So, there I was, sitting in my car wanting to run away and not come back and realising that the reason I was feeling like that was because I was about to put myself out there and risk failure, not to mention potentially look like a fool. So, what did I do? Yep, I gave myself a good stern talking to, pulled myself together, put on my best ‘HR face’ and walked into the reception area. In the end, I actually had a really good interview. I’d done my homework, I’d prepared the short presentation as requested of me, and I’d done my research on the organisation. The CEO and I shared a joke about the weather and I thought I made a good connection with the other two senior staff who were interviewing me. I delivered my presentation and answered all of the panel’s questions without having a brain freeze. I thought I asked some reasonably intelligent questions and I walked out of the office feeling like I’d given it my best shot. And then I drove to a nice little café and had a good strong coffee and a muffin to reward myself for good behaviour while I reflected over the experience.

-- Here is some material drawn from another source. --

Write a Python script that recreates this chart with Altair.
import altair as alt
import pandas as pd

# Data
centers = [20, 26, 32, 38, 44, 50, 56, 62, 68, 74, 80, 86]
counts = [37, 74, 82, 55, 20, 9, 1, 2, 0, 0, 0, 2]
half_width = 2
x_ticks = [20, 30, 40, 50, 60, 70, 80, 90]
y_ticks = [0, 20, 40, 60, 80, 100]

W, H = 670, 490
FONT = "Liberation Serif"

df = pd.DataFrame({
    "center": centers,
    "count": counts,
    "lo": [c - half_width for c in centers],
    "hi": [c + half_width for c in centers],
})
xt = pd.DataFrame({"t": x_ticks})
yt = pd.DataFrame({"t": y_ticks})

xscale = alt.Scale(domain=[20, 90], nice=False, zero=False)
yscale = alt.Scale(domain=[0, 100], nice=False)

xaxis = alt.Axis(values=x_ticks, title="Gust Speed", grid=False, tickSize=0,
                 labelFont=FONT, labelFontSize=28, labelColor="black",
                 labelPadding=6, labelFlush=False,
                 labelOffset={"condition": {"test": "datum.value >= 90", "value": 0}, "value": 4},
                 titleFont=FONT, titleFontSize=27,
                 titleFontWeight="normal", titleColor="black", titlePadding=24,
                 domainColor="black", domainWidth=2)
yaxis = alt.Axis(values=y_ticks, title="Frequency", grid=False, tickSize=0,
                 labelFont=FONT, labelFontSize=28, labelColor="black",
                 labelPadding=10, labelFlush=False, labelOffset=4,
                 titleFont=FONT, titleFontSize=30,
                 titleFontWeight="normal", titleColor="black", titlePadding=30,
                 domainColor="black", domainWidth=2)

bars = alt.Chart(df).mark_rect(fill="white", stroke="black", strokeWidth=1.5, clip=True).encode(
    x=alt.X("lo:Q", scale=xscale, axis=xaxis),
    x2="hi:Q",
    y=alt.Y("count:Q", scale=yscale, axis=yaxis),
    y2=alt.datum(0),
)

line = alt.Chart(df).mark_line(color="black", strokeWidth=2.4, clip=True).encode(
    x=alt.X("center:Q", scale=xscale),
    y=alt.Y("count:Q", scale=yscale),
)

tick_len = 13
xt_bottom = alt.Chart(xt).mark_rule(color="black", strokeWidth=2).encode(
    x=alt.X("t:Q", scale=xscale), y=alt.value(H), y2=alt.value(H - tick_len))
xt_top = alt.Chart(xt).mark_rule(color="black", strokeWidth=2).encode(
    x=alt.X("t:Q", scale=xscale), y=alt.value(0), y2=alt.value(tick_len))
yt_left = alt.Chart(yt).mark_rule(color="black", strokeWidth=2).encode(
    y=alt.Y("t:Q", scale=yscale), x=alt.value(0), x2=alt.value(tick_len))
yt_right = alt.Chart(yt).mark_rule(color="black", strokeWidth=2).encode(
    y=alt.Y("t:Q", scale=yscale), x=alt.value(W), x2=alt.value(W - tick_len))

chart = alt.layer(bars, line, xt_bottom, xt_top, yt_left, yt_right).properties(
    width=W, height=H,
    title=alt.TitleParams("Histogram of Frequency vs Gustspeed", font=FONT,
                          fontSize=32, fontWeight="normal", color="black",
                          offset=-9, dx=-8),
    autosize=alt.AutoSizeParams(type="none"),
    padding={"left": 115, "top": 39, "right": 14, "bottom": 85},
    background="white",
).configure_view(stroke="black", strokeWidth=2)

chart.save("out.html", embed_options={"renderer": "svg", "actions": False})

Putting yourself under scrutiny, as you do in an interview situation, really does mean stepping outside of your comfort zone. I don’t know too many people who don’t get nervous before an interview. I mean, you can be confident you know your stuff, but still have the vague feeling that you’re not quite good enough or you’re going to mess it up or not be able to answer a question. Having been on the other side of the table many times over the years, I’ve been involved in really good interviews… and real horrors! One example of how not to interview that sticks in my mind was the very confident candidate who directed all of his responses to my two (male) colleagues – yes, even to the questions I asked him – despite knowing that I would be the person managing the role. No, we didn’t hire him.

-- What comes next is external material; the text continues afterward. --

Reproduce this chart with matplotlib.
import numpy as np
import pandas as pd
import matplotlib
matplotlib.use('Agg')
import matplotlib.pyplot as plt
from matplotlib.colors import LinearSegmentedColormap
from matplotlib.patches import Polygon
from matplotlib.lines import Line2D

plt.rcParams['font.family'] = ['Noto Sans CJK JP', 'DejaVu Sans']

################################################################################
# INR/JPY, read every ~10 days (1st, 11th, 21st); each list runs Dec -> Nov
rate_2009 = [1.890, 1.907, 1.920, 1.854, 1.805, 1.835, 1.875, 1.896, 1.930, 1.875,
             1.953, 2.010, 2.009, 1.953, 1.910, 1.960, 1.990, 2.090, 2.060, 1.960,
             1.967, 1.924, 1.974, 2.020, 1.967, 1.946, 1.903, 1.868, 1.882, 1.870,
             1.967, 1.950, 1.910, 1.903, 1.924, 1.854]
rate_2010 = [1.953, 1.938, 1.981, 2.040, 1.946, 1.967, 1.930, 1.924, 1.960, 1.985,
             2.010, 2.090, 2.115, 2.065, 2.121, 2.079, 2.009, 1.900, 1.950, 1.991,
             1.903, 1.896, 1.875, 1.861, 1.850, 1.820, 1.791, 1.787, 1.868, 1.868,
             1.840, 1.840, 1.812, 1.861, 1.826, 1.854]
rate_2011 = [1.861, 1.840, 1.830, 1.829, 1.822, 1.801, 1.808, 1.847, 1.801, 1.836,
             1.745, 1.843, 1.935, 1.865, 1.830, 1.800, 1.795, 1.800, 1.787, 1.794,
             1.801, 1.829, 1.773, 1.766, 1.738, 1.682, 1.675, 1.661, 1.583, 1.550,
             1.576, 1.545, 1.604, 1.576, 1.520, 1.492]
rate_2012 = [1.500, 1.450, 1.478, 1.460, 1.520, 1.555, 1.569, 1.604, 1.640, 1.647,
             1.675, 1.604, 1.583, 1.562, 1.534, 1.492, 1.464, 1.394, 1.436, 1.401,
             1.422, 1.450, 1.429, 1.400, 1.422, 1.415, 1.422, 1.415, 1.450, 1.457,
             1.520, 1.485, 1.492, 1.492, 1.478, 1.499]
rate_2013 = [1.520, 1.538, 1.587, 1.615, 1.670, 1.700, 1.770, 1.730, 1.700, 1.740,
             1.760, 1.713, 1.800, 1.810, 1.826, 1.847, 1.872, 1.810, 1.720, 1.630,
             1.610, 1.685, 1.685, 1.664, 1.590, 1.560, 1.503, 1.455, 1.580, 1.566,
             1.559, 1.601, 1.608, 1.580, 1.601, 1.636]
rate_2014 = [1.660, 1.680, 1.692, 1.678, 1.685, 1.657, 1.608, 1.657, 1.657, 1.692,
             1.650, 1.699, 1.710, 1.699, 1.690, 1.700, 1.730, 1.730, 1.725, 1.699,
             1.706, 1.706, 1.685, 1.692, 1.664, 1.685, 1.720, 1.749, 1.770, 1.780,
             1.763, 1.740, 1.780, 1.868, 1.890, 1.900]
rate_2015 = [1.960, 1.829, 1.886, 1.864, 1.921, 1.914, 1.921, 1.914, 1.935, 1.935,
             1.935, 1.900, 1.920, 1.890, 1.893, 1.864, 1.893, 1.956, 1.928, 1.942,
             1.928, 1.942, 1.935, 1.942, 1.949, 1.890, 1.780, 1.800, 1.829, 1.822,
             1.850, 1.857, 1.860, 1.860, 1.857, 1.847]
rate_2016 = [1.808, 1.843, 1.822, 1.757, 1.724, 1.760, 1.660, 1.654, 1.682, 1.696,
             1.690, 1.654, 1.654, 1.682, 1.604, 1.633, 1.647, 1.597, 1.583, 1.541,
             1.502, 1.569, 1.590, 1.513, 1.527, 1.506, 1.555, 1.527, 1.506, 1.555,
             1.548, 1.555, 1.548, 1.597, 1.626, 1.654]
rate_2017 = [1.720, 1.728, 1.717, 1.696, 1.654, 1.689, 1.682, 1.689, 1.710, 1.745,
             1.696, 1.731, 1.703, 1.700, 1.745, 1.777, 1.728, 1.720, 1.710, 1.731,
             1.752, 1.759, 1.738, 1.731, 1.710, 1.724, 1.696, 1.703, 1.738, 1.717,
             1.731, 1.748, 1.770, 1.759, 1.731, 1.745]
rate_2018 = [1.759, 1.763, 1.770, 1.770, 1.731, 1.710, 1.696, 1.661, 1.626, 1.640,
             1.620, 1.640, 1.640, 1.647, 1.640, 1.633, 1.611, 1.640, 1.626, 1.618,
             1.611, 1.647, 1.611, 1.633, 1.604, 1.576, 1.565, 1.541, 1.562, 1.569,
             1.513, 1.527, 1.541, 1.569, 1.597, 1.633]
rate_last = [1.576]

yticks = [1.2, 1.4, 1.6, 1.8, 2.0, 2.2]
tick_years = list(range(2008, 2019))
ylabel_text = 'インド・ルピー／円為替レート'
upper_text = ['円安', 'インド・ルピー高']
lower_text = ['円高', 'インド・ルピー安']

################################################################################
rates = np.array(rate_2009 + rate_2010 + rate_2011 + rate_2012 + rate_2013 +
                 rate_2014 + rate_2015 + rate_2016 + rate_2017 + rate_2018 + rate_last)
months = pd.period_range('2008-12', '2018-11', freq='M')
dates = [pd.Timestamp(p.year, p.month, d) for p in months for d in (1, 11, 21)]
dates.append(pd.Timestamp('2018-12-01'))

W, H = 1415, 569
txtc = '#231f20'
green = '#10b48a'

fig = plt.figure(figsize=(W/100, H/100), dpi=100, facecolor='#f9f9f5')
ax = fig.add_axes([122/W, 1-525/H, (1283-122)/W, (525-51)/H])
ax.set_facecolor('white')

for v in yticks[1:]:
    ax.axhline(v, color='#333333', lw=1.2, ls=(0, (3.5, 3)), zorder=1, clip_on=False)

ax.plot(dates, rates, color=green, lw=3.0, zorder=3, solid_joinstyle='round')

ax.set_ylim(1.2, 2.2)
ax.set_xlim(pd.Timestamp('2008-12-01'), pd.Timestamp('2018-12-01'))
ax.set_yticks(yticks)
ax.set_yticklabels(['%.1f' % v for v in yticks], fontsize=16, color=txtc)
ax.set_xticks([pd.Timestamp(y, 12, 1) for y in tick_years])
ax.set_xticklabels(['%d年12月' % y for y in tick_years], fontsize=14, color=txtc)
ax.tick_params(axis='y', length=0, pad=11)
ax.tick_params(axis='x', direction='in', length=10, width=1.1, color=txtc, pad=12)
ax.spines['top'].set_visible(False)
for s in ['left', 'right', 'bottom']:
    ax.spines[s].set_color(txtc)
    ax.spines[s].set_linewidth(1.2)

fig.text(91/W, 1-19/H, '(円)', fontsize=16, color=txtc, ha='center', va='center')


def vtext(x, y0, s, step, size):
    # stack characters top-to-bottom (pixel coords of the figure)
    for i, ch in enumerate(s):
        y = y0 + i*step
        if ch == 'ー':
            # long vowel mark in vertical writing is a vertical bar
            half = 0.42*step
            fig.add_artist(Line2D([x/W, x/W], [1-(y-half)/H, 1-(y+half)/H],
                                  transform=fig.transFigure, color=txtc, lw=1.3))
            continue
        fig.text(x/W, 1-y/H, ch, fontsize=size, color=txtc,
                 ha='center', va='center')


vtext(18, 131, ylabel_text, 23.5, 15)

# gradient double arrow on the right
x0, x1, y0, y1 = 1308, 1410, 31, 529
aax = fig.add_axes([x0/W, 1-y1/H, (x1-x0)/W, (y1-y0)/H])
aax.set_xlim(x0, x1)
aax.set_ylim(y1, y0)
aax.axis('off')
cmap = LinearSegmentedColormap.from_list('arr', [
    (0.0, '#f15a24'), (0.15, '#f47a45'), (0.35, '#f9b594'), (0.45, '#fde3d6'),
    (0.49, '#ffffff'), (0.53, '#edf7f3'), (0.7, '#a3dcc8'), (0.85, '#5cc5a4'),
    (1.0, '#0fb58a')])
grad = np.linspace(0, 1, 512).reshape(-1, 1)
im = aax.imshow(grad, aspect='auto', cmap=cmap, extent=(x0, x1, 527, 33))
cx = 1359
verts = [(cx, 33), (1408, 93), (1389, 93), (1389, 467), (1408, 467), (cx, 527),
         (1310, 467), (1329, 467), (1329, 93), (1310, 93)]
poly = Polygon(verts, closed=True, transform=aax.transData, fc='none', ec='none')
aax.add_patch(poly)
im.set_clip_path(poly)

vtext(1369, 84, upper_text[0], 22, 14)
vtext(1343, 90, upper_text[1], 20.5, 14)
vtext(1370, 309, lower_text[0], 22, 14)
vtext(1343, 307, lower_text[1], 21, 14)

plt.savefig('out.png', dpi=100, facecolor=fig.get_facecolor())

Nerves aren’t always a bad thing, especially if (like me) you can appear cool and calm on the surface while you are so nervous you can barely breathe. I had a very good lesson early on in my career when I applied for a role within an organisation I was already working for. My interviewers (both of whom knew me) gave me the feedback that ‘you didn’t really seem too bothered whether you got the job or not’. The truth was, I was so nervous, I was almost afraid to open my mouth in case a squeak came out rather than my voice. In future interviews, I made a point of saying that I was feeling nervous… and the feedback I received was more like ‘you contained your nerves very well’! However, not everyone is able to internalise their nervousness. I remember interviewing a young woman, for a highly desired graduate role, who was so nervous she trembled violently for the entire time my colleague and I were talking to her. We did everything we could to make her feel at ease, short of holding her hand! But, in spite of her obvious nerves, she gave good, intelligent answers to our questions and had clearly done her homework. Yes, we did hire her – we took a gamble that she wanted the job so badly that she could not contain her nerves and she turned out to be one of the best graduates in that year’s intake.

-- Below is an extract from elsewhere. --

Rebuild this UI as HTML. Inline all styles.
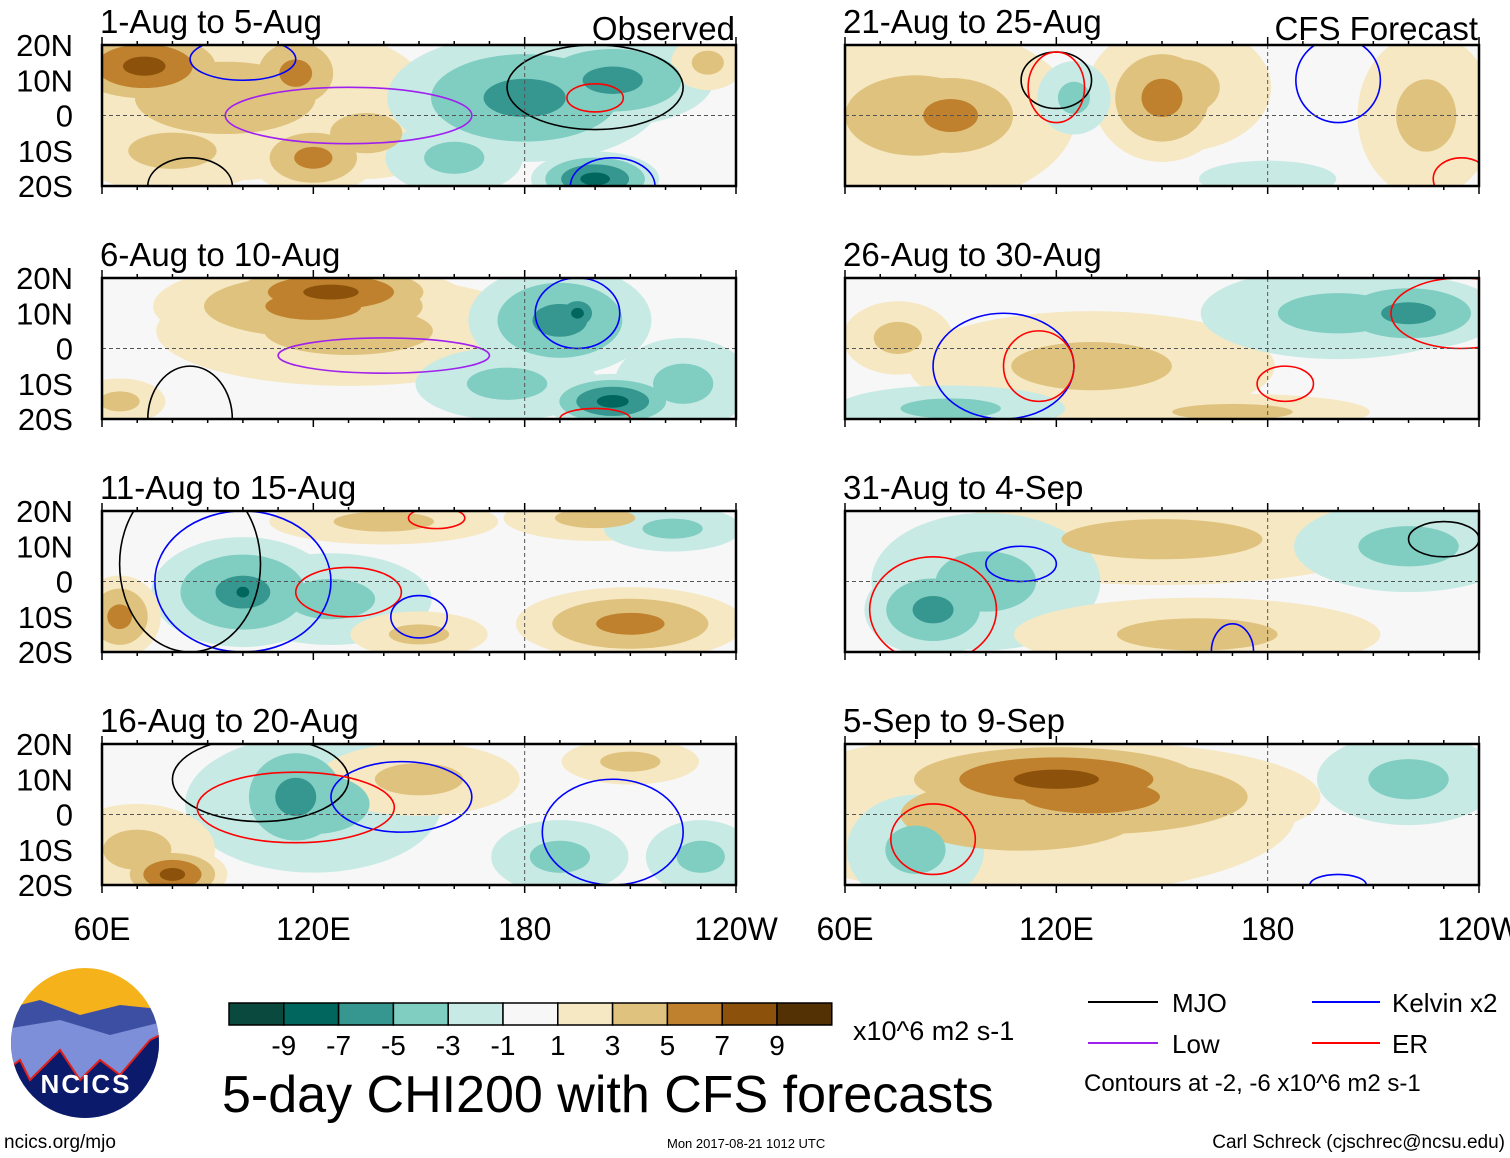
<!DOCTYPE html>
<html><head><meta charset="utf-8">
<style>
html,body{margin:0;padding:0;background:#fff;}
svg{display:block;font-family:"Liberation Sans",Arial,sans-serif;}
</style></head>
<body>
<svg id="chart" width="1510" height="1158" viewBox="0 0 1510 1158" xmlns="http://www.w3.org/2000/svg">
<g id="panels"></g>
<g id="legend"></g>
</svg>
<script>
// ---- data ----
const panelTitles = ["1-Aug to 5-Aug","6-Aug to 10-Aug","11-Aug to 15-Aug","16-Aug to 20-Aug","21-Aug to 25-Aug","26-Aug to 30-Aug","31-Aug to 4-Sep","5-Sep to 9-Sep"];
const latTicks = ["20N","10N","0","10S","20S"];
const latValues = [20,10,0,-10,-20];
const lonTicks = ["60E","120E","180","120W"];
const lonValues = [60,120,180,240];
const levelLabels = ["-9","-7","-5","-3","-1","1","3","5","7","9"];
// anomaly blobs per panel: [lon, lat, value, lonRadius, latRadius]
const blobs0 = [[95,5,3,45,18],[72,14,7,20,9],[115,12,5,12,10],[120,-12,5,14,8],[80,-10,3,22,9],[135,-5,3,18,10],[180,5,-5,30,14],[205,10,-5,22,10],[200,-18,-7,14,6],[160,-12,-3,15,8],[232,15,3,8,6]];
const blobs1 = [[130,5,3,42,12],[120,12,5,35,10],[125,16,7,26,7],[65,-15,3,10,5],[190,8,-5,20,12],[195,10,-7,6,5],[205,-15,-7,15,6],[175,-10,-3,20,8],[225,-10,-3,15,10]];
const blobs2 = [[125,-5,-3,22,10],[100,-3,-5,20,12],[100,-3,-7,6,5],[65,-10,5,9,9],[140,17,3,25,5],[200,18,3,20,5],[210,-12,5,25,8],[222,15,-3,15,5],[150,-15,3,15,5]];
const blobs3 = [[120,3,-3,28,15],[115,5,-5,15,14],[80,-17,7,12,6],[70,-10,3,17,10],[150,10,3,22,8],[190,-12,-3,15,8],[230,-12,-3,12,8],[210,15,3,15,5]];
const blobs4 = [[80,0,3,35,20],[90,0,5,20,12],[155,8,3,20,14],[150,5,5,15,14],[125,5,-3,8,8],[225,0,3,15,18],[180,-18,-1,15,4]];
const blobs5 = [[130,-5,3,40,12],[75,3,3,12,8],[200,10,-3,30,10],[220,10,-5,20,8],[90,-17,-3,25,5],[170,-18,3,30,4]];
const blobs6 = [[150,12,3,50,10],[220,10,-3,25,10],[100,0,-3,25,15],[85,-8,-5,15,10],[160,-15,3,40,8]];
const blobs7 = [[110,0,3,60,18],[130,5,5,50,12],[120,10,7,40,9],[220,10,-3,20,10],[80,-10,-3,15,12]];
const allBlobs = [blobs0,blobs1,blobs2,blobs3,blobs4,blobs5,blobs6,blobs7];
// contour ellipses per panel: [lon, lat, lonRadius, latRadius, type]
const contours0 = [[200,8,25,12,"mjo"],[130,0,35,8,"low"],[200,5,8,4,"er"],[100,16,15,6,"kelvin"],[85,-20,12,8,"mjo"],[205,-20,12,8,"kelvin"]];
const contours1 = [[140,-2,30,5,"low"],[195,10,12,10,"kelvin"],[85,-20,12,15,"mjo"],[200,-20,10,3,"er"]];
const contours2 = [[100,0,25,20,"kelvin"],[85,5,20,25,"mjo"],[130,-3,15,7,"er"],[150,-10,8,6,"kelvin"],[155,18,8,3,"er"]];
const contours3 = [[105,10,25,12,"mjo"],[145,5,20,10,"kelvin"],[115,2,28,10,"er"],[205,-5,20,15,"kelvin"]];
const contours4 = [[120,10,10,8,"mjo"],[120,8,8,10,"er"],[200,10,12,12,"kelvin"],[235,-18,8,6,"er"]];
const contours5 = [[235,10,20,10,"er"],[105,-5,20,15,"kelvin"],[115,-5,10,10,"er"],[185,-10,8,5,"er"]];
const contours6 = [[230,12,10,5,"mjo"],[85,-8,18,15,"er"],[110,5,10,5,"kelvin"],[170,-20,6,8,"kelvin"]];
const contours7 = [[85,-7,12,10,"er"],[200,-20,8,3,"kelvin"]];
const allContours = [contours0,contours1,contours2,contours3,contours4,contours5,contours6,contours7];

const posColors = {1:"#f6e8c3",3:"#dfc27d",5:"#bf812d",7:"#8c510a",9:"#543005"};
const negColors = {1:"#c7eae5",3:"#80cdc1",5:"#35978f",7:"#01665e",9:"#003c30"};
const barColors = ["#0a4a3e","#01665e","#35978f","#80cdc1","#c7eae5","#f7f7f7","#f6e8c3","#dfc27d","#bf812d","#8c510a","#543005"];
const lineColors = {mjo:"#000000",low:"#a020f0",kelvin:"#0000ff",er:"#ff0000"};
const spread = 1.3;

const NS = "http://www.w3.org/2000/svg";
function mk(tag, attrs, parent){const e=document.createElementNS(NS,tag);for(const k in attrs)e.setAttribute(k,attrs[k]);parent.appendChild(e);return e;}
const colX = [102, 845], W = 634, rowY = [45,278,511,744], H = 141;
const panelsG = document.getElementById('panels');

for(let p=0;p<8;p++){
  const x0 = colX[p<4?0:1], y0 = rowY[p%4];
  const xs = lon => x0 + (lon-60)/180*W;
  const ys = lat => y0 + (20-lat)/40*H;
  const g = mk('g',{},panelsG);
  
  
  const cid='clip'+p;
  const cp=mk('clipPath',{id:cid},g); mk('rect',{x:x0,y:y0,width:W,height:H},cp);
  const bg=mk('rect',{x:x0,y:y0,width:W,height:H,fill:"#f7f7f7"},g);
  
  
  const fg=mk('g',{'clip-path':'url(#'+cid+')'},g);
  for(const lvl of [1,3,5,7,9]){
    for(const b of allBlobs[p]){
      const [lon,lat,v,rx,ry]=b, a=Math.abs(v);
      if(a<lvl) continue;
      const f=spread*Math.pow((a+1-lvl)/a,0.75);
      const e=mk('ellipse',{cx:xs(lon),cy:ys(lat),rx:rx*f/180*W,ry:ry*f/40*H,fill:(v>0?posColors:negColors)[lvl]},fg);
      
      
    }
  }
  for(const c of allContours[p]){
    const [lon,lat,rx,ry,t]=c;
    const e=mk('ellipse',{cx:xs(lon),cy:ys(lat),rx:rx/180*W,ry:ry/40*H,fill:"none",stroke:lineColors[t],'stroke-width':1.6},fg);
    
    
  }
  mk('line',{x1:x0,x2:x0+W,y1:ys(0),y2:ys(0),stroke:"#555",'stroke-dasharray':"4,3",'stroke-width':1},fg);
  mk('line',{x1:xs(180),x2:xs(180),y1:y0,y2:y0+H,stroke:"#555",'stroke-dasharray':"4,3",'stroke-width':1},fg);
  const fr=mk('rect',{x:x0,y:y0,width:W,height:H,fill:"none",stroke:"#000",'stroke-width':2.5},g);
  
  
  for(let lon=60;lon<=240;lon+=10){
    const L=(lon%60===0)?8:4;
    mk('line',{x1:xs(lon),x2:xs(lon),y1:y0-L,y2:y0,stroke:"#000",'stroke-width':1.5},g);
    mk('line',{x1:xs(lon),x2:xs(lon),y1:y0+H,y2:y0+H+L,stroke:"#000",'stroke-width':1.5},g);
  }
  const t=mk('text',{x:x0-2,y:y0-12,'font-size':33,fill:"#000"},g);
  t.textContent=panelTitles[p];
  
  
  if(p===0||p===4){
    const r=mk('text',{x:x0+W-1,y:y0-5,'font-size':33,'text-anchor':'end'},g);
    r.textContent = p===0?"Observed":"CFS Forecast";
    
    
  }
  if(p<4){
    latValues.forEach((lv,i)=>{
      const yl=mk('text',{x:73,y:ys(lv)+11,'font-size':31,'text-anchor':'end'},g);
      yl.textContent=latTicks[i];
      
      
    });
  }
  if(p%4===3){
    lonValues.forEach((lv,i)=>{
      const xl=mk('text',{x:xs(lv),y:940,'font-size':32,'text-anchor':'middle'},g);
      xl.textContent=lonTicks[i];
      
      
    });
  }
}

const lg=document.getElementById('legend');
const bx0=229,bw=54.8;
barColors.forEach((c,i)=>{
  const r=mk('rect',{x:bx0+i*bw,y:1003,width:bw,height:22,fill:c,stroke:"#000",'stroke-width':1.5},lg);
  
  
});
levelLabels.forEach((s,i)=>{
  const t=mk('text',{x:bx0+(i+1)*bw,y:1055,'font-size':28,'text-anchor':'middle'},lg);
  t.textContent=s;
  
  
});
</script>
<div style="position:absolute;left:0;top:0;width:1510px;height:1158px;pointer-events:none;">
<svg width="1510" height="1158" style="position:absolute;left:0;top:0" xmlns="http://www.w3.org/2000/svg">
  <g>
    <clipPath id="logoClip"><ellipse cx="85" cy="1043" rx="74" ry="75"/></clipPath>
    <g clip-path="url(#logoClip)">
      <rect x="0" y="960" width="170" height="170" fill="#f5b21a"/>
      <polygon points="0,1010 40,1000 80,1015 120,1005 170,1010 170,1130 0,1130" fill="#3d4fa3"/>
      <polygon points="0,1030 60,1020 110,1035 170,1020 170,1130 0,1130" fill="#7d8fd8"/>
      <polygon points="0,1075 20,1060 30,1080 40,1070 60,1050 80,1080 100,1060 120,1075 150,1040 170,1030 170,1130 0,1130" fill="#0b1a6b" stroke="#e0201b" stroke-width="2"/>
    </g>
    <text x="86" y="1093" font-size="26" font-weight="bold" fill="#fff" text-anchor="middle" font-family="Liberation Sans, sans-serif" letter-spacing="2">NCICS</text>
  </g>
  <text x="853" y="1040" font-size="27" font-family="Liberation Sans, sans-serif">x10^6 m2 s-1</text>
  <text x="222" y="1112" font-size="52" font-family="Liberation Sans, sans-serif">5-day CHI200 with CFS forecasts</text>
  <text x="4" y="1148" font-size="19" font-family="Liberation Sans, sans-serif">ncics.org/mjo</text>
  <text x="667" y="1148" font-size="13" font-family="Liberation Sans, sans-serif">Mon 2017-08-21 1012 UTC</text>
  <text x="1505" y="1148" font-size="19" text-anchor="end" font-family="Liberation Sans, sans-serif">Carl Schreck (cjschrec@ncsu.edu)</text>
  <g font-family="Liberation Sans, sans-serif" font-size="26">
    <line x1="1088" x2="1158" y1="1002" y2="1002" stroke="#000" stroke-width="2"/>
    <text x="1172" y="1012">MJO</text>
    <line x1="1088" x2="1158" y1="1043" y2="1043" stroke="#a020f0" stroke-width="2"/>
    <text x="1172" y="1053">Low</text>
    <line x1="1312" x2="1380" y1="1002" y2="1002" stroke="#0000ff" stroke-width="2"/>
    <text x="1392" y="1012">Kelvin x2</text>
    <line x1="1312" x2="1380" y1="1043" y2="1043" stroke="#ff0000" stroke-width="2"/>
    <text x="1392" y="1053">ER</text>
    <text x="1084" y="1091" font-size="24">Contours at -2, -6 x10^6 m2 s-1</text>
  </g>
</svg>
</div>
</body></html>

So what is the lesson in all of this? As I sipped my coffee and felt the sugar rush from my muffin, I realised that my lack of interview practice meant that, in preparing for the interview, I had imagined of all the things that could go wrong, but not the things that could (and did) go right. Basically, I over-analysed the situation. And, although it was a short-term, part-time contract, it was a job I really wanted and thought I could do well. For me, like the young graduate, the stakes were high.
In the end I didn’t get the job, but I came a close second and got good feedback from my interviewers. Over the next couple of weeks, I had interviews with a few other organisations and I went to each of them feeling a lot more confident about my ability to project myself in a positive light. As things turned out, I ended up securing another contract with the organisation I’d been working with on and off since late last year. But wouldn’t you know it? In the same week, I had three other job offers. Like buses, none come along for ages, then four come at once! Hopefully the next time I go for an interview I’ll think less about what could go wrong and remember that it won’t be nearly as bad as I fear it might.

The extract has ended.